That residual taste of iron

So the TV show Survivor is one of my favoritest shows.  The premise has been pretty much standard for the past 9 years it’s been on: 16-20 “castaways” are stranded on an island, vote each other out, until the “Sole Survivor” is left standing and wins the million dollar prize.  I remember watching one season where a self-proclaimed “Super Fan,” Kathy B., quit on Day 19 or 20; she was physically drained, fatigued, and said that she couldn’t even hear the sound of her daughter’s voice anymore.

Many viewers criticized her and quitters of previous seasons saying, “You know what you signed up for,” and “There are so many other people who applied and didn’t get on the show, and here you are quitting!”  I used to think that way, too, but I actually went through something similar recently.  To Kathy B., if you’re out there: I ain’t mad at ‘cha, gurl, for leaving.

I went back to Phuket to see the guy I had met the first time around.  It was a disappointment pretty much.  I guess I wasn’t as high a priority than I thought I was.  We didn’t spend much time together at all, and he didn’t seem excited to see me.  It was hard to believe that there was such a drastic change from our first encounter; I tried to be understanding because he was going through a lot at work and at home.  There’s a lot of messiness and complexity that went on, and I’m still trying to unpack the “Did this really happen?” feeling from those four days.  A full week has passed by, and I still feel residual pain; it’s like I can still feel the taste of iron in my mouth after getting punched in the jaw the week before.

I’m trying not to take it personally, and I’m trying not to beat myself up about it.  I took a risk, and he just didn’t meet me halfway through.  I wasn’t sure if there were some cross-cultural interpersonal differences going on, too.  Or was I foolish to romanticize what was perhaps, simply a holiday fling?  A lot of unanswered questions, a lot of dwelling thoughts… I may not ever know why he acted the way he did.
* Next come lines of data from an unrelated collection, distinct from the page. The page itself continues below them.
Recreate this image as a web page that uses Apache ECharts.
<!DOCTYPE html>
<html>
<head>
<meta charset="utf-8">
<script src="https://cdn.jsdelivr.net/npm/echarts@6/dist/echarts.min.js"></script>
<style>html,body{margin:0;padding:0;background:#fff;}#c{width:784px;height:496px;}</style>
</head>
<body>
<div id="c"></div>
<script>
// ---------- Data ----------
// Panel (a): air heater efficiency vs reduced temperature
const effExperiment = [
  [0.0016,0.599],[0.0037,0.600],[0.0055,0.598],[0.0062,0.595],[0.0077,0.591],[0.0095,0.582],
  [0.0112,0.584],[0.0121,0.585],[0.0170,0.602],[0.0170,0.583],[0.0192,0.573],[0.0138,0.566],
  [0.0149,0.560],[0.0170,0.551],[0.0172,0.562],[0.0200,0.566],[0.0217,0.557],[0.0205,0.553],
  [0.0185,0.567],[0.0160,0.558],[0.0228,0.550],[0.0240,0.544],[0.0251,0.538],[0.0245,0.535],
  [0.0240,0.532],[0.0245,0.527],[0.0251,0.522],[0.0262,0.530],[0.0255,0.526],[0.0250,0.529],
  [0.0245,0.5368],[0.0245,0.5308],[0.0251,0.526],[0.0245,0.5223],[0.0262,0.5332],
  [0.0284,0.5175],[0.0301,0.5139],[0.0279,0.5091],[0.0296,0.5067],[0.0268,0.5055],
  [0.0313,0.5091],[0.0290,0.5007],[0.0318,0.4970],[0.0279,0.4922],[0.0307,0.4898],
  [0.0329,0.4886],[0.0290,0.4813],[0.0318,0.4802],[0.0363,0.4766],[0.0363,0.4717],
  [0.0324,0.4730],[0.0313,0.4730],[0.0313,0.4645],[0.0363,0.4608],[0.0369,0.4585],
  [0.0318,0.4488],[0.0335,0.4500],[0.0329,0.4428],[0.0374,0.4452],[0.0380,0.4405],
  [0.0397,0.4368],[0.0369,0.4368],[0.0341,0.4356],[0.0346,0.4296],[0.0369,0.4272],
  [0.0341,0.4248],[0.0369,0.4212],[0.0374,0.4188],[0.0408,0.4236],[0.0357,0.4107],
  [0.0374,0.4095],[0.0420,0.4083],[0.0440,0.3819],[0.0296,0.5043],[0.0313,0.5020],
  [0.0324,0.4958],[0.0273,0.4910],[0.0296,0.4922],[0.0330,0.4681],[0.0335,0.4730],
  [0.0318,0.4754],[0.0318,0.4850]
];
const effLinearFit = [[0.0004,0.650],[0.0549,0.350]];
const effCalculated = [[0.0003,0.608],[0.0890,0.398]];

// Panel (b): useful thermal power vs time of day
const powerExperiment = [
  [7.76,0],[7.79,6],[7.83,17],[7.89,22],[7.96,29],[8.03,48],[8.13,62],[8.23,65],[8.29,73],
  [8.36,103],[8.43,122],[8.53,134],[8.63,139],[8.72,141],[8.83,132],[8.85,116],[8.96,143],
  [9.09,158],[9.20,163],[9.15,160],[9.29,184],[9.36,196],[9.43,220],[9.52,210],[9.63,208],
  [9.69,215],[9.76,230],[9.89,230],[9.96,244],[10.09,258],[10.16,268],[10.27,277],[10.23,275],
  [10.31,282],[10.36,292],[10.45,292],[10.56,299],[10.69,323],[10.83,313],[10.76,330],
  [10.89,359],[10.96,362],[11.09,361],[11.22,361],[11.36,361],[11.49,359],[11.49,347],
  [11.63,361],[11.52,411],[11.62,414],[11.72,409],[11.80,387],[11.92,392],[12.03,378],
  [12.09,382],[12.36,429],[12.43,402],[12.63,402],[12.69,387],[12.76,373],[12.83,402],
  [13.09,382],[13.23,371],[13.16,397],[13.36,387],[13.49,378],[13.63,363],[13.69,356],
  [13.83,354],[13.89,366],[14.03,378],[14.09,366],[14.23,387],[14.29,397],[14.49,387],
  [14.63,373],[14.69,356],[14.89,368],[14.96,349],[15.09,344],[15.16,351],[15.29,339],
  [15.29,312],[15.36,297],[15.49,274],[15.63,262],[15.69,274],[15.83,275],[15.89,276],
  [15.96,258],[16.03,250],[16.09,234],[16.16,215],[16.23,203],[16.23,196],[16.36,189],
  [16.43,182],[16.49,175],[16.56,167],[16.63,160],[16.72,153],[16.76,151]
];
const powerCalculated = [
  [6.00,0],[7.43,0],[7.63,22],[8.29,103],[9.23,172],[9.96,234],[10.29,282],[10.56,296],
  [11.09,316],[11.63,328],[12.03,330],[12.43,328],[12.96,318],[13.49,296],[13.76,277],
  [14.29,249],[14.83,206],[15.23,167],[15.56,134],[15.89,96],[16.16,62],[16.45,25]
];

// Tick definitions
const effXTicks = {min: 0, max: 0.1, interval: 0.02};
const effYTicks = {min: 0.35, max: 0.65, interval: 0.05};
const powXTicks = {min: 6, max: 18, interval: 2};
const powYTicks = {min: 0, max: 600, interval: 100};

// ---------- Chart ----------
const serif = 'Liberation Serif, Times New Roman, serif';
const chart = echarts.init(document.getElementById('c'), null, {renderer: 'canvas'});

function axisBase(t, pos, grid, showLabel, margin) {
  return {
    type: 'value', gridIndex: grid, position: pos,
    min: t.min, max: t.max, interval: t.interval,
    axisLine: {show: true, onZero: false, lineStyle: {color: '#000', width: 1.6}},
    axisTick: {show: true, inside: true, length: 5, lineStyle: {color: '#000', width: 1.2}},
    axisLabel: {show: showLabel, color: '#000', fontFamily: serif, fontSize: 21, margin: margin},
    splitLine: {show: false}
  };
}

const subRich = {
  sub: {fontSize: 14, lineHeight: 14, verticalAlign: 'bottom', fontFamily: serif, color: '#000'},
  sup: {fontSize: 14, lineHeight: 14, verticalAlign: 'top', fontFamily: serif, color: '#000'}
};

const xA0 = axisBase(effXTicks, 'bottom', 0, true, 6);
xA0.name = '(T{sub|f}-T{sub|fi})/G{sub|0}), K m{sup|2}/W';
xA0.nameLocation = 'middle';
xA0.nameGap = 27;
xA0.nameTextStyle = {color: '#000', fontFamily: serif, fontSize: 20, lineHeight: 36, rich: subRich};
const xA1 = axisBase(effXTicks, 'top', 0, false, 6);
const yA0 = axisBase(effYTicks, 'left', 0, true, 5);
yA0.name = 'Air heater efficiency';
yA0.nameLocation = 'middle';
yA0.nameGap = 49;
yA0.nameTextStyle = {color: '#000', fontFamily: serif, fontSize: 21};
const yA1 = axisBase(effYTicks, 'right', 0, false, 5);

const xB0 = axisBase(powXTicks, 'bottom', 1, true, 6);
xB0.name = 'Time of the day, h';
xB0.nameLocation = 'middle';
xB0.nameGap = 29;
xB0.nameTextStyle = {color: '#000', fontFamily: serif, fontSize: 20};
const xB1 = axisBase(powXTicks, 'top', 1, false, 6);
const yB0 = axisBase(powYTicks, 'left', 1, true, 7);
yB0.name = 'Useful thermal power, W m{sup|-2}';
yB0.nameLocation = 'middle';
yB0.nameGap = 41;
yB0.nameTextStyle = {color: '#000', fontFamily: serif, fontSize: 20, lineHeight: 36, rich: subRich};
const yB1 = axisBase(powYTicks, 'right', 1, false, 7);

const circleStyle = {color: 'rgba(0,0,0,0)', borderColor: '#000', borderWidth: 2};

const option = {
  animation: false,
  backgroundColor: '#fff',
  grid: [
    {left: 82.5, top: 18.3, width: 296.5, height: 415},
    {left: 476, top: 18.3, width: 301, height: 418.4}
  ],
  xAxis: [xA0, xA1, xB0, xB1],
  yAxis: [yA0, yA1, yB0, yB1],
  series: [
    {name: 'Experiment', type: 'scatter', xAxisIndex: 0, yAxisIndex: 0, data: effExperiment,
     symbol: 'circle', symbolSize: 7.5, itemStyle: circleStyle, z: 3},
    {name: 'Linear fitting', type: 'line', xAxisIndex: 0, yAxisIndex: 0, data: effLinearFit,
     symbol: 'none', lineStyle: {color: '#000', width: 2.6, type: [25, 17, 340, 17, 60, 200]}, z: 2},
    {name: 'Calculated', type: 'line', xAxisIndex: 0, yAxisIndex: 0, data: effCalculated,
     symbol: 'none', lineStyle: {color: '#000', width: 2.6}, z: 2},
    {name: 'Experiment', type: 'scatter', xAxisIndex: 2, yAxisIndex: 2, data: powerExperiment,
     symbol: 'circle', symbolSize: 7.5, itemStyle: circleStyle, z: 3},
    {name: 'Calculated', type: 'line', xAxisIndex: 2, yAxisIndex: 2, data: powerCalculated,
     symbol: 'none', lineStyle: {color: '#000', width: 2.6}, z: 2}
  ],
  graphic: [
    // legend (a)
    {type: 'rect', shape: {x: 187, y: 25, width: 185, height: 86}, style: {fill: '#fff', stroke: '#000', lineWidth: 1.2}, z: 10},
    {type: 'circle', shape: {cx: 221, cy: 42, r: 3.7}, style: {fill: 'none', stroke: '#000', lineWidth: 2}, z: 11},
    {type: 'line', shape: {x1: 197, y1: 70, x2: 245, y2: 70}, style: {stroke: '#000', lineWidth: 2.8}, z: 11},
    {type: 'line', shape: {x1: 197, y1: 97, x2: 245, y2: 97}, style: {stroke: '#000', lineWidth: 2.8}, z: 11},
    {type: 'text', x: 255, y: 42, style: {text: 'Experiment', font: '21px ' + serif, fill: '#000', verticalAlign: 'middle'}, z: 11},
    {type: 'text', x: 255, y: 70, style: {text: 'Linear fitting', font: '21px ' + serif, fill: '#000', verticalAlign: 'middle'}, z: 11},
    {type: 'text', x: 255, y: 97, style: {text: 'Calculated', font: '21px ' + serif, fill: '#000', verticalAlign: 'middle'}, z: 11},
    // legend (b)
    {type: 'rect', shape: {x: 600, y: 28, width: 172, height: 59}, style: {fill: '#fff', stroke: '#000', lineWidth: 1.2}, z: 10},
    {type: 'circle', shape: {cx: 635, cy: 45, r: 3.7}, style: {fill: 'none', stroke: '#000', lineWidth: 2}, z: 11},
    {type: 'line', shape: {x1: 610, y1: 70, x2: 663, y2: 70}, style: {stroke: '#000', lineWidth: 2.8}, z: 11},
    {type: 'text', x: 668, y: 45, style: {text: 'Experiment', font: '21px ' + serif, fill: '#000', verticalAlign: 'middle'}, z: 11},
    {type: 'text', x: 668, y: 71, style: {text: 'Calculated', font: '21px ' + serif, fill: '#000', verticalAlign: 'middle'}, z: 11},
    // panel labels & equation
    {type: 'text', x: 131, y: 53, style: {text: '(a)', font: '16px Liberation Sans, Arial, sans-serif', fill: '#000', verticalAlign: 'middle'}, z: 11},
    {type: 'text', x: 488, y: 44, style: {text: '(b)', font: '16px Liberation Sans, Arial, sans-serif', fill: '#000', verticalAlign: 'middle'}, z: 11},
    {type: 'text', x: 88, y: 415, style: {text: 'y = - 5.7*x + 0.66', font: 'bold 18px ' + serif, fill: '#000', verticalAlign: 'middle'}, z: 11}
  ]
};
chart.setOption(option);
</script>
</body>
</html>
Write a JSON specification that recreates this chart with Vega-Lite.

I also have to admit there were a lot of tears shed and constant battles against feelings of loneliness that weekend – even though I was completely surrounded by hella tourists, tan beach workers, and ubiquitous vendors and tuk-tuk drivers.  A couple times I dealt with my problems like how an American knows best – I reached for the bottle to numb the acute pain.  OK, I know that sounds a bit insensitive, but I realized how truly seductive it is to use substances as momentary psychological, emotional band-aids.  A good empathy reminder for this aspiring social worker.

I know this is starting to sound like a complete debacle of a presupposed epic story of international romance – but ultimately there was something redeeming from it all, and this Chiang Mai-Phuket love story wasn’t a total tragedy of Shakespearean magnitude.  Halfway through the trip, as I wallowed and laid near-devastated in my hotel room, I felt like throwing in the towel and taking whatever dignity I had left back to Chiang Mai.  After sleeping the tears (and the Bacardi and rum) away, I decided to stay and see it through until the end.  I talked to my best friend in Chiang Mai for emotional support, but pretty much… I was left to gather myself on my own at Phuket.  I channeled internalized voices of support from close friends and family back home, and I knew that I wasn’t truly alone after all.

I have also realized after getting back from Phuket trip # 2, that Chiang Mai really is home.  It’s familiar territory, and I do have a support system out here, from friends, co-workers, to even my Thai language teacher.  One of my co-workers even took me to a nursery on the company grounds to play with toddlers to help me better.  Guess it makes sense that after five months I’ve made the transition, but then, in another three months, I’m going to have deal with my departure from the Land of Smiles (cue ego defense of denial).  The thought of being able to go back home, whatever that means to you, is so grounding, comforting, and even compelling: the thought that there are people who care about you and will welcome you with open arms if you come back from a rough experience away from home.  And so I guess that’s why Kathy B. went home.  And now I understand why.

(Coda: I haven’t spoken to Homeboy since I left Phuket.)

Kathy B. -- don't pay no attention to those haters, gurl!

Kathy B. -- don't pay no attention to those haters, gurl! They just don't understand.

Ne-Yo, I'm so sick -- of being disappointed!

Ne-Yo, I'm so sick -- of being disappointed!


~ by wannabejochen on 25/01/2009.

2 Responses to “That residual taste of iron”

  1. Hey bud-i am happy to hear you’re back in CM. See, Phuket really IS bad news.. 😉 jk.

    I think the fact that you had the experience you did will give you a lifelong memory, and the first half of the story will be one you can always look back on fondly. Take it for what it is, keep movin’ on, and love every minute from here fwd.

    Talk to you soon. 🙂

  2. as neyo said ealier on am also sick of being disapointed everytime i get into a relationship i dicover that the guy am in luv with is cheatin on me.